ITEMS:
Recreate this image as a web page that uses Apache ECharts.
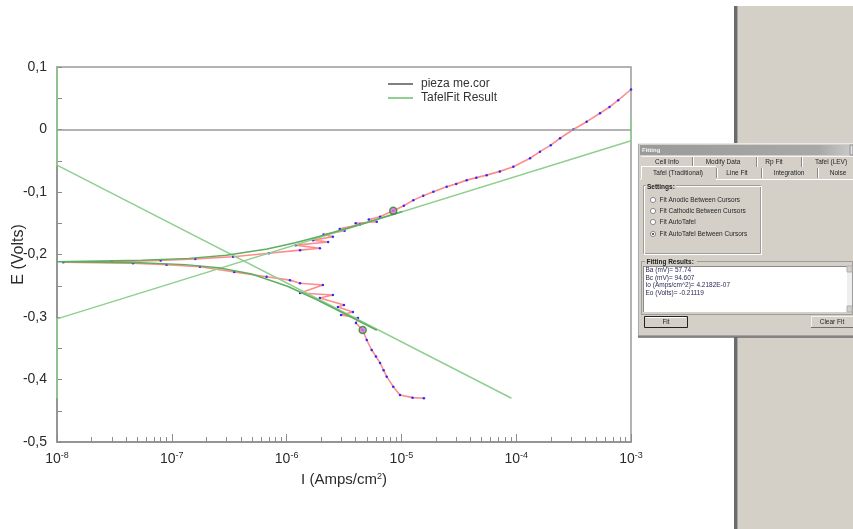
<!DOCTYPE html>
<html><head><meta charset="utf-8">
<script src="https://cdn.jsdelivr.net/npm/echarts@6/dist/echarts.min.js"></script>
<style>html,body{margin:0;padding:0;background:#fff}#c{width:853px;height:529px}</style>
</head><body><div id="c"></div>
<script>
// ---- measured data (I in A/cm2, E in V) ----
const dataI = [1.57e-5,1.25e-5,9.72e-6,8.49e-6,7.45e-6,7.0e-6,6.52e-6,6.0e-6,5.51e-6,4.99e-6,4.6e-6,4.02e-6,4.19e-6,2.98e-6,3.78e-6,2.8e-6,3.16e-6,1.95e-6,2.53e-6,1.31e-6,2.07e-6,1.31e-6,1.07e-6,6.7e-7,3.5e-7,1.76e-7,9e-8,4.6e-8,1.135e-8,
  3e-8,8e-8,1.6e-7,3.42e-7,7e-7,1.31e-6,1.95e-6,1.2e-6,2.3e-6,1.7e-6,2.53e-6,2.1e-6,3.2e-6,2.9e-6,4.36e-6,4.0e-6,6.1e-6,5.2e-6,6.52e-6,8.49e-6,1.05e-5,1.27e-5,1.55e-5,1.90e-5,2.48e-5,3.0e-5,3.71e-5,4.5e-5,5.53e-5,7.2e-5,9.44e-5,1.32e-4,1.61e-4,2.0e-4,2.41e-4,3.14e-4,4.11e-4,5.37e-4,6.5e-4,7.74e-4,1.0e-3];
const dataE = [-0.430,-0.429,-0.4248,-0.4115,-0.3955,-0.385,-0.3736,-0.363,-0.3528,-0.3368,-0.3208,-0.3096,-0.3016,-0.2968,-0.292,-0.284,-0.2808,-0.2696,-0.2648,-0.2616,-0.2488,-0.246,-0.241,-0.2355,-0.228,-0.2195,-0.2165,-0.214,-0.2125,
  -0.2115,-0.2095,-0.207,-0.2035,-0.198,-0.193,-0.190,-0.185,-0.180,-0.177,-0.1715,-0.168,-0.162,-0.159,-0.152,-0.150,-0.1475,-0.144,-0.1395,-0.130,-0.122,-0.113,-0.106,-0.0995,-0.0915,-0.087,-0.081,-0.077,-0.073,-0.067,-0.0595,-0.046,-0.0355,-0.025,-0.014,0.000,0.0125,0.026,0.036,0.047,0.064];
const fitI = [6.11e-6,2.93e-6,1.78e-6,1.03e-6,4.96e-7,2.55e-7,1.31e-7,5.34e-8,1e-8,1e-8,5.5e-8,1.41e-7,2.98e-7,6.77e-7,1.19e-6,1.92e-6,4.52e-6,1.02e-5];
const fitE = [-0.3212,-0.2912,-0.2712,-0.2512,-0.2312,-0.2212,-0.2162,-0.2132,-0.2116,-0.2108,-0.2092,-0.2062,-0.2012,-0.1912,-0.1812,-0.1712,-0.1512,-0.1312];
const anodicI = [1e-8,1e-8,1e-3,1e-3];
const anodicE = [-0.43,-0.303,-0.018,0.02];
const cathodicI = [1e-8,1e-8,9.1e-5];
const cathodicE = [0.1,-0.057,-0.43];
const cursorI = [8.49e-6,4.6e-6];
const cursorE = [-0.130,-0.3208];
const minorMantissas = [2,3,4,5,6,7,8,9];
const decades = [-8,-7,-6,-5,-4];
const tabsRow1 = [['Cell Info',667],['Modify Data',723],['Rp Fit',774],['Tafel (LEV)',831]];
const tabsRow2 = [['Tafel (Traditional)',678],['Line Fit',737],['Integration',789],['Noise',838]];
const radioLabels = ['Fit Anodic Between Cursors','Fit Cathodic Between Cursors','Fit AutoTafel','Fit AutoTafel Between Cursors'];
const resultLines = ['Ba (mV)= 57.74','Bc (mV)= 94.607','Io (Amps/cm^2)= 4.2182E-07','Eo (Volts)= -0.21119'];

const zip = (a,b) => a.map((v,i)=>[v,b[i]]);
const minorXTicks = [];
decades.forEach(d => minorMantissas.forEach(m => minorXTicks.push(m*Math.pow(10,d))));

// ---- dialog / panel graphics ----
const G = [];
const FONT = '6.5px "Liberation Sans", Arial, sans-serif';
function rect(x,y,w,h,fill,stroke,lw){G.push({type:'rect',silent:true,shape:{x:x,y:y,width:w,height:h},style:{fill:fill||'none',stroke:stroke||null,lineWidth:lw||1}});}
function line(x1,y1,x2,y2,stroke,lw){G.push({type:'line',silent:true,shape:{x1:x1,y1:y1,x2:x2,y2:y2},style:{stroke:stroke,lineWidth:lw||1}});}
function text(x,y,t,o){G.push({type:'text',silent:true,x:x,y:y,style:Object.assign({text:t,fill:'#262626',font:FONT,textAlign:'left',textVerticalAlign:'middle',align:'left',verticalAlign:'middle'},o||{})});}
function circle(cx,cy,r,fill,stroke){G.push({type:'circle',silent:true,shape:{cx:cx,cy:cy,r:r},style:{fill:fill,stroke:stroke||null,lineWidth:1}});}

// side panel
rect(734,6,3,523,'#6b6b6b');
rect(737,6,1,523,'#a5a5a5');
rect(738,6,115,523,'#d4d0c8');
// dialog body
rect(638,143,215,194,'#d4d0c8');
line(638.5,143,638.5,337,'#a8a8a8');
line(638,143.5,853,143.5,'#e8e8e8');
line(638,335.5,853,335.5,'#a0a0a0');
line(638,337,853,337,'#6a6a6a',1.5);
// title bar
G.push({type:'rect',silent:true,shape:{x:640,y:145,width:210,height:10},style:{fill:{type:'linear',x:0,y:0,x2:1,y2:0,colorStops:[{offset:0,color:'#9a9a9a'},{offset:0.85,color:'#a8a8a8'},{offset:1,color:'#c8c8c8'}]}}});
rect(850,145,3,10,'#e0e0e0','#909090');
text(642,150,'Fitting',{fill:'#f4f4f4',font:'bold 6px "Liberation Sans", Arial, sans-serif'});
// tabs
line(641,156.5,853,156.5,'#f4f4f4');
[692.5,756.5,801.5].forEach(x=>{line(x,157,x,167,'#8a8a8a');line(x+1,157,x+1,167,'#ffffff');});
[716.5,761.5,817.5].forEach(x=>{line(x,168,x,178,'#8a8a8a');line(x+1,168,x+1,178,'#ffffff');});
line(641,166.5,716,166.5,'#ffffff');
line(641.5,166,641.5,179,'#ffffff');
line(716,179.5,853,179.5,'#ffffff');
line(640,179.5,641,179.5,'#ffffff');
tabsRow1.forEach(t=>text(t[1],162.5,t[0],{textAlign:'center',align:'center'}));
tabsRow2.forEach(t=>text(t[1],173,t[0],{textAlign:'center',align:'center'}));
// settings group
rect(643.5,185.5,117,68,'none','#9c9c9c');
rect(644.5,186.5,117,68,'none','#ffffff');
rect(646,184,30,6,'#d4d0c8');
text(647,187.5,'Settings:',{font:'bold 6.5px "Liberation Sans", Arial, sans-serif',fill:'#222'});
[200,211,222,234].forEach((cy,i)=>{
  circle(653,cy,2.6,'#ffffff','#8a8a8a');
  if(i===3) circle(653,cy,1.1,'#333333');
  text(659.5,cy,radioLabels[i]);
});
// fitting results group
rect(641.5,261.5,211,53,'none','#9c9c9c');
rect(645,259,52,6,'#d4d0c8');
text(646.5,262.5,'Fitting Results:',{font:'bold 6.5px "Liberation Sans", Arial, sans-serif',fill:'#222'});
rect(643,266,204,46,'#ffffff');
line(643,266.5,847,266.5,'#8a8a8a');
line(643.5,266,643.5,312,'#8a8a8a');
rect(847,266,5,46,'#eeeeee');
rect(847,266,5,6,'#d4d0c8','#b0b0b0');
rect(847,306,5,6,'#d4d0c8','#b0b0b0');
resultLines.forEach((t,i)=>text(645.5,270.5+i*7.6,t,{fill:'#2a2a55'}));
// buttons
rect(644.5,316.5,43,11,'#d4d0c8','#222222');
line(645.5,317.5,686,317.5,'#ffffff');
text(666,322,'Fit',{textAlign:'center',align:'center'});
rect(811.5,316.5,42,11,'#d4d0c8','#f0f0f0');
line(811,327.5,853,327.5,'#707070');
text(832,322,'Clear Fit',{textAlign:'center',align:'center'});

// ---- chart ----
const chart = echarts.init(document.getElementById('c'), null, {renderer:'canvas'});
const AX = '#8c8c8c';
const FF = '"Liberation Sans", Arial, sans-serif';
const LBL = {color:'#2b2b2b', fontSize:14, fontFamily:FF};
chart.setOption({
  animation:false,
  backgroundColor:'#ffffff',
  grid:{left:57,right:222,top:67,bottom:87,show:true,borderColor:'#9a9a9a',borderWidth:1.5,backgroundColor:'transparent',containLabel:false,outerBoundsMode:'none'},
  legend:{
    left:388, top:78, orient:'vertical', itemWidth:25, itemHeight:2, itemGap:2, icon:'rect', padding:0,
    textStyle:{fontSize:12,color:'#333',fontFamily:FF,padding:[0,0,0,3]},
    data:[{name:'pieza me.cor',itemStyle:{color:'#808080'}},{name:'TafelFit Result',itemStyle:{color:'#8fcf8f'}}]
  },
  xAxis:[{
    type:'log', logBase:10, min:1e-8, max:1e-3,
    name:'I (Amps/cm{s|2})', nameLocation:'middle', nameGap:30, nameMoveOverlap:false,
    nameTextStyle:{color:'#2b2b2b',fontSize:15,fontFamily:FF,
      rich:{s:{fontSize:9,color:'#2b2b2b',verticalAlign:'top',padding:[0,0,7,0],fontFamily:FF}}},
    axisLine:{show:true,onZero:false,lineStyle:{color:AX,width:1.5}},
    axisTick:{show:true,inside:true,length:8,lineStyle:{color:AX}},
    splitLine:{show:false},
    axisLabel:{margin:9,formatter:v=>'{b|10}{s|'+Math.round(Math.log10(v))+'}',
      rich:{b:Object.assign({},LBL),s:{fontSize:9,color:'#2b2b2b',verticalAlign:'top',padding:[0,0,7,0],fontFamily:FF}}}
  },{
    type:'log', logBase:10, min:1e-8, max:1e-3, position:'bottom',
    axisLine:{show:false,onZero:false}, splitLine:{show:false}, axisLabel:{show:false},
    axisTick:{show:true,inside:true,length:5,customValues:minorXTicks,lineStyle:{color:AX}}
  }],
  yAxis:{
    type:'value', min:-0.5, max:0.1, interval:0.1,
    name:'E (Volts)', nameLocation:'middle', nameGap:30, nameRotate:90, nameMoveOverlap:false,
    nameTextStyle:{color:'#2b2b2b',fontSize:16,fontFamily:FF},
    axisLine:{show:true,onZero:false,lineStyle:{color:AX,width:1.5}},
    axisTick:{show:true,inside:true,length:5,lineStyle:{color:AX}},
    minorTick:{show:true,splitNumber:2,length:5,lineStyle:{color:AX}},
    splitLine:{show:false},
    axisLabel:Object.assign({margin:10,formatter:v=>{const r=Math.round(v*10)/10;return r===0?'0':r.toFixed(1).replace('.',',');}},LBL)
  },
  series:[
    {name:'pieza me.cor',type:'line',data:zip(dataI,dataE),showSymbol:true,symbol:'circle',symbolSize:2.5,
      lineStyle:{color:'#ff8c8c',width:1.6},itemStyle:{color:'#2a2aff',borderWidth:0},z:3,
      markLine:{silent:true,symbol:'none',label:{show:false},lineStyle:{color:'#9a9a9a',width:1.5,type:'solid'},data:[{yAxis:0}]}},
    {name:'TafelFit Result',type:'line',data:zip(anodicI,anodicE),showSymbol:false,lineStyle:{color:'#8fcf8f',width:1.5},itemStyle:{color:'#8fcf8f'},z:4},
    {name:'TafelFit Result',type:'line',data:zip(cathodicI,cathodicE),showSymbol:false,lineStyle:{color:'#8fcf8f',width:1.5},itemStyle:{color:'#8fcf8f'},z:4},
    {name:'TafelFit Result',type:'line',data:zip(fitI,fitE),showSymbol:false,lineStyle:{color:'#5fae5f',width:1.5},itemStyle:{color:'#8fcf8f'},z:4},
    {name:'cursors',type:'scatter',data:zip(cursorI,cursorE),symbolSize:7,itemStyle:{color:'#e070e0',borderColor:'#1f8a1f',borderWidth:1.5},z:5}
  ],
  graphic:G
});
</script>
</body></html>
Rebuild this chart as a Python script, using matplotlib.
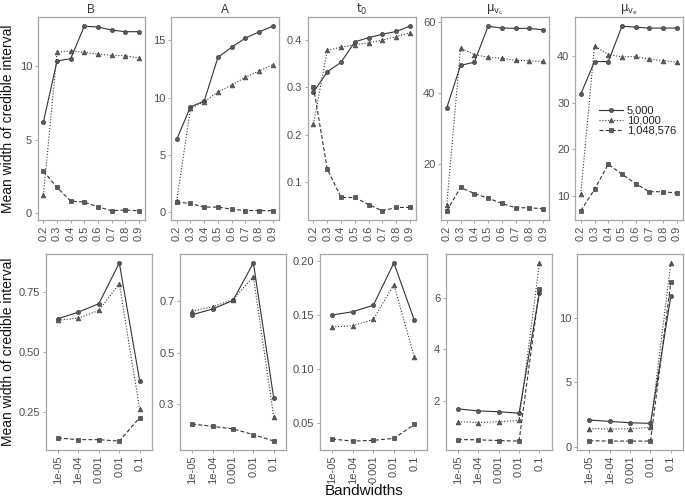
import matplotlib
matplotlib.use("Agg")
import matplotlib.pyplot as plt
from matplotlib.lines import Line2D

plt.rcParams["font.family"] = ["Liberation Sans", "DejaVu Sans"]
plt.rcParams["mathtext.fontset"] = "dejavusans"

# panel titles
titles = ["B", "A", r"$\mathrm{t}_{\mathrm{0}}$",
          r"$\mathrm{\mu}_{\mathrm{v}_{\mathrm{c}}}$",
          r"$\mathrm{\mu}_{\mathrm{v}_{\mathrm{e}}}$"]
series_names = ["5,000", "10,000", "1,048,576"]

# top row: x = bandwidth proportion
top_x = [0.2, 0.3, 0.4, 0.5, 0.6, 0.7, 0.8, 0.9]
top_x_labels = ["0.2", "0.3", "0.4", "0.5", "0.6", "0.7", "0.8", "0.9"]

top_B = [
    [6.22, 10.34, 10.5, 12.7, 12.65, 12.44, 12.33, 12.33],
    [1.24, 10.93, 11.02, 10.93, 10.81, 10.72, 10.7, 10.54],
    [2.87, 1.76, 0.84, 0.77, 0.45, 0.18, 0.23, 0.18],
]
top_A = [
    [6.38, 9.2, 9.7, 13.5, 14.39, 15.18, 15.73, 16.22],
    [1.02, 9.06, 9.64, 10.5, 11.1, 11.77, 12.32, 12.87],
    [0.9, 0.79, 0.47, 0.47, 0.29, 0.17, 0.17, 0.15],
]
top_t0 = [
    [0.290, 0.333, 0.353, 0.396, 0.405, 0.412, 0.418, 0.429],
    [0.223, 0.378, 0.385, 0.390, 0.394, 0.400, 0.407, 0.415],
    [0.301, 0.128, 0.068, 0.068, 0.053, 0.040, 0.047, 0.047],
]
top_mvc = [
    [35.8, 47.7, 48.6, 58.7, 58.2, 58.1, 58.1, 57.7],
    [8.6, 52.6, 50.7, 50.0, 49.7, 49.1, 49.0, 48.8],
    [6.85, 13.4, 11.7, 10.4, 8.9, 7.7, 7.7, 7.4],
]
top_mve = [
    [31.9, 38.9, 38.9, 46.5, 46.3, 46.1, 46.1, 46.1],
    [10.4, 42.3, 40.4, 39.9, 40.0, 39.4, 39.1, 38.8],
    [6.8, 11.4, 16.8, 14.7, 12.6, 10.9, 10.9, 10.6],
]

# bottom row: x = absolute bandwidth (categorical)
bot_x_labels = ["1e-05", "1e-04", "0.001", "0.01", "0.1"]

bot_B = [
    [0.64, 0.668, 0.703, 0.873, 0.38],
    [0.634, 0.643, 0.675, 0.786, 0.262],
    [0.143, 0.136, 0.136, 0.130, 0.228],
]
bot_A = [
    [0.646, 0.668, 0.701, 0.846, 0.323],
    [0.66, 0.677, 0.704, 0.793, 0.25],
    [0.224, 0.215, 0.205, 0.183, 0.158],
]
bot_t0 = [
    [0.150, 0.153, 0.159, 0.198, 0.145],
    [0.139, 0.140, 0.146, 0.178, 0.111],
    [0.0356, 0.0337, 0.0344, 0.0362, 0.049],
]
bot_mvc = [
    [1.69, 1.61, 1.58, 1.52, 6.2],
    [1.19, 1.16, 1.19, 1.24, 7.35],
    [0.5, 0.49, 0.46, 0.44, 6.35],
]
bot_mve = [
    [2.09, 1.98, 1.88, 1.83, 11.65],
    [1.42, 1.39, 1.42, 1.52, 14.23],
    [0.49, 0.46, 0.46, 0.46, 12.73],
]

top_data = [top_B, top_A, top_t0, top_mvc, top_mve]
bot_data = [bot_B, bot_A, bot_t0, bot_mvc, bot_mve]

top_yticks = [[0, 5, 10], [0, 5, 10, 15], [0.1, 0.2, 0.3, 0.4], [20, 40, 60], [10, 20, 30, 40]]
top_yfmt = ["{:g}", "{:g}", "{:.1f}", "{:g}", "{:g}"]
bot_yticks = [[0.25, 0.5, 0.75], [0.3, 0.5, 0.7], [0.05, 0.1, 0.15, 0.2], [2, 4, 6], [0, 5, 10]]
bot_yfmt = ["{:.2f}", "{:.1f}", "{:.2f}", "{:g}", "{:g}"]

# panel edges in pixels (left, right), rows (top, bottom)
W, H = 685, 503
top_cols = [(37.7, 144.5), (171, 278.5), (307.7, 415.7), (441, 549), (575, 682.7)]
bot_cols = [(45.7, 152), (180, 286), (320, 426.7), (445.7, 551.7), (577.3, 683)]
top_row = (17, 220)
bot_row = (254, 450)

LINE = "#333333"
EDGE = "#a6a6a6"
TXT = "#4d4d4d"
styles = [
    dict(ls="-", marker="o", ms=3.0),
    dict(ls=(0, (1, 1.6)), marker="^", ms=3.4),
    dict(ls=(0, (3.5, 2)), marker="s", ms=3.0),
]

fig = plt.figure(figsize=(W / 100, H / 100), dpi=100)


def make_ax(col, row):
    l, r = col
    t, b = row
    return fig.add_axes([l / W, 1 - b / H, (r - l) / W, (b - t) / H])


def style_ax(ax):
    for sp in ax.spines.values():
        sp.set_color(EDGE)
        sp.set_linewidth(0.9)
    ax.tick_params(colors=TXT, labelsize=8, length=2.5, width=0.7, pad=1.5)
    ax.tick_params(axis="both", color=EDGE)


for i in range(5):
    ax = make_ax(top_cols[i], top_row)
    for s, ys in enumerate(top_data[i]):
        ax.plot(top_x, ys, color=LINE, lw=0.8, mfc="#5a5a5a", mec="#444444",
                mew=0.5, **styles[s])
    ax.set_xlim(0.2 - 0.042, 0.9 + 0.042)
    ax.margins(y=0.05)
    ax.set_xticks(top_x)
    ax.set_xticklabels(top_x_labels, rotation=90)
    ax.set_yticks(top_yticks[i])
    ax.set_yticklabels([top_yfmt[i].format(v) for v in top_yticks[i]])
    ax.set_title(titles[i], fontsize=8.5, color="#333333", pad=3)
    style_ax(ax)
    if i == 4:
        handles = [Line2D([], [], color=LINE, lw=0.8, mfc="#5a5a5a",
                          mec="#444444", mew=0.5, **styles[s]) for s in range(3)]
        ax.legend(handles, series_names, loc="upper left",
                  bbox_to_anchor=(0.15, 0.6), frameon=False, fontsize=8,
                  handlelength=2.2, handletextpad=0.3, labelspacing=0.0,
                  borderpad=0.2, labelcolor="#222222")

for i in range(5):
    ax = make_ax(bot_cols[i], bot_row)
    xs = list(range(len(bot_x_labels)))
    for s, ys in enumerate(bot_data[i]):
        ax.plot(xs, ys, color=LINE, lw=0.8, mfc="#5a5a5a", mec="#444444",
                mew=0.5, **styles[s])
    ax.set_xlim(-0.6, len(xs) - 0.4)
    ax.margins(y=0.05)
    ax.set_xticks(xs)
    ax.set_xticklabels(bot_x_labels, rotation=90)
    ax.set_yticks(bot_yticks[i])
    ax.set_yticklabels([bot_yfmt[i].format(v) for v in bot_yticks[i]])
    style_ax(ax)

ylab = "Mean width of credible interval"
fig.text(8 / W, 1 - 118.5 / H, ylab, rotation=90, ha="center", va="center",
         fontsize=10, color="#111111")
fig.text(8 / W, 1 - 352 / H, ylab, rotation=90, ha="center", va="center",
         fontsize=10, color="#111111")
fig.text(364 / W, 1 - 491 / H, "Bandwidths", ha="center", va="center",
         fontsize=11, color="#111111")

fig.savefig("out.png", dpi=100)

STATED EXERCISE:
Select every line above that contains the word "matplotlib", and copy it.

EXERCISE OUTPUT:
Rebuild this chart as a Python script, using matplotlib.
import matplotlib
matplotlib.use("Agg")
import matplotlib.pyplot as plt
from matplotlib.lines import Line2D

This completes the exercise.